**Brief**
Transcribe all of the material below word for word and leave out its pictures.
>> start Dataset excerpt
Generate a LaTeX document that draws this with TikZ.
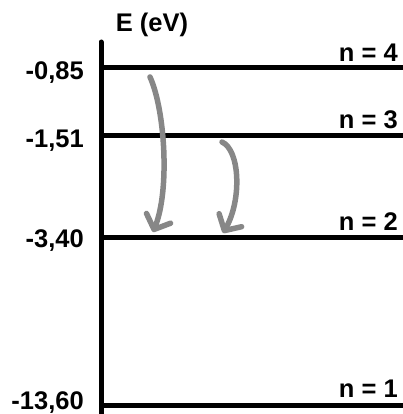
\documentclass[tikz,border=0pt]{standalone}
\usepackage{fontspec}
\newfontfamily\labfont{Liberation Sans}
\usetikzlibrary{arrows.meta}
\begin{document}
\begin{tikzpicture}[x=1pt,y=-1pt,
  level/.style={line width=5pt},
  axisline/.style={line width=5pt,line cap=round},
  lab/.style={font=\labfont\bfseries\fontsize{25.5}{25.5}\selectfont,inner sep=0pt},
  trans/.style={draw=black!47,line width=5.5pt,line cap=round,
    -{Straight Barb[length=12pt,width=26pt,round,line width=5.5pt]}}]
\useasboundingbox (0,0) rectangle (403,414);
% axis
\coordinate (atop) at (101,42);
\coordinate (abot) at (101,420);
\draw[axisline] (atop) -- (abot);
% levels
\coordinate (l4a) at (101,68);  \coordinate (l4b) at (403,68);
\coordinate (l3a) at (101,136); \coordinate (l3b) at (403,136);
\coordinate (l2a) at (101,237); \coordinate (l2b) at (403,237);
\coordinate (l1a) at (101,405); \coordinate (l1b) at (403,405);
\draw[level] (l4a) -- (l4b);
\draw[level] (l3a) -- (l3b);
\draw[level] (l2a) -- (l2b);
\draw[level] (l1a) -- (l1b);
% labels
\node[lab,anchor=base] (E) at (152,32) {E (eV)};
\node[lab,anchor=base east] (e4) at (84,80) {-0,85};
\node[lab,anchor=base east] (e3) at (84,147) {-1,51};
\node[lab,anchor=base east] (e2) at (84,247) {-3,40};
\node[lab,anchor=base east] (e1) at (84,409) {-13,60};
\node[lab,anchor=base east] (n4) at (398,62) {n = 4};
\node[lab,anchor=base east] (n3) at (398,129) {n = 3};
\node[lab,anchor=base east] (n2) at (398,230) {n = 2};
\node[lab,anchor=base east] (n1) at (398,397) {n = 1};
% transitions
\coordinate (s1) at (150,77);  \coordinate (t1) at (153,232);
\coordinate (s2) at (222,142); \coordinate (t2) at (223,233);
\draw[trans] (s1) .. controls (165,110) and (170,190) .. (t1);
\draw[trans] (s2) .. controls (240,150) and (242,200) .. (t2);
\end{tikzpicture}
\end{document}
>> end Dataset excerpt
**Solution**
Generate a LaTeX document that draws this with TikZ.
\documentclass[tikz,border=0pt]{standalone}
\usepackage{fontspec}
\newfontfamily\labfont{Liberation Sans}
\usetikzlibrary{arrows.meta}
\begin{document}
\begin{tikzpicture}[x=1pt,y=-1pt,
  level/.style={line width=5pt},
  axisline/.style={line width=5pt,line cap=round},
  lab/.style={font=\labfont\bfseries\fontsize{25.5}{25.5}\selectfont,inner sep=0pt},
  trans/.style={draw=black!47,line width=5.5pt,line cap=round,
    -{Straight Barb[length=12pt,width=26pt,round,line width=5.5pt]}}]
\useasboundingbox (0,0) rectangle (403,414);
% axis
\coordinate (atop) at (101,42);
\coordinate (abot) at (101,420);
\draw[axisline] (atop) -- (abot);
% levels
\coordinate (l4a) at (101,68);  \coordinate (l4b) at (403,68);
\coordinate (l3a) at (101,136); \coordinate (l3b) at (403,136);
\coordinate (l2a) at (101,237); \coordinate (l2b) at (403,237);
\coordinate (l1a) at (101,405); \coordinate (l1b) at (403,405);
\draw[level] (l4a) -- (l4b);
\draw[level] (l3a) -- (l3b);
\draw[level] (l2a) -- (l2b);
\draw[level] (l1a) -- (l1b);
% labels
\node[lab,anchor=base] (E) at (152,32) {E (eV)};
\node[lab,anchor=base east] (e4) at (84,80) {-0,85};
\node[lab,anchor=base east] (e3) at (84,147) {-1,51};
\node[lab,anchor=base east] (e2) at (84,247) {-3,40};
\node[lab,anchor=base east] (e1) at (84,409) {-13,60};
\node[lab,anchor=base east] (n4) at (398,62) {n = 4};
\node[lab,anchor=base east] (n3) at (398,129) {n = 3};
\node[lab,anchor=base east] (n2) at (398,230) {n = 2};
\node[lab,anchor=base east] (n1) at (398,397) {n = 1};
% transitions
\coordinate (s1) at (150,77);  \coordinate (t1) at (153,232);
\coordinate (s2) at (222,142); \coordinate (t2) at (223,233);
\draw[trans] (s1) .. controls (165,110) and (170,190) .. (t1);
\draw[trans] (s2) .. controls (240,150) and (242,200) .. (t2);
\end{tikzpicture}
\end{document}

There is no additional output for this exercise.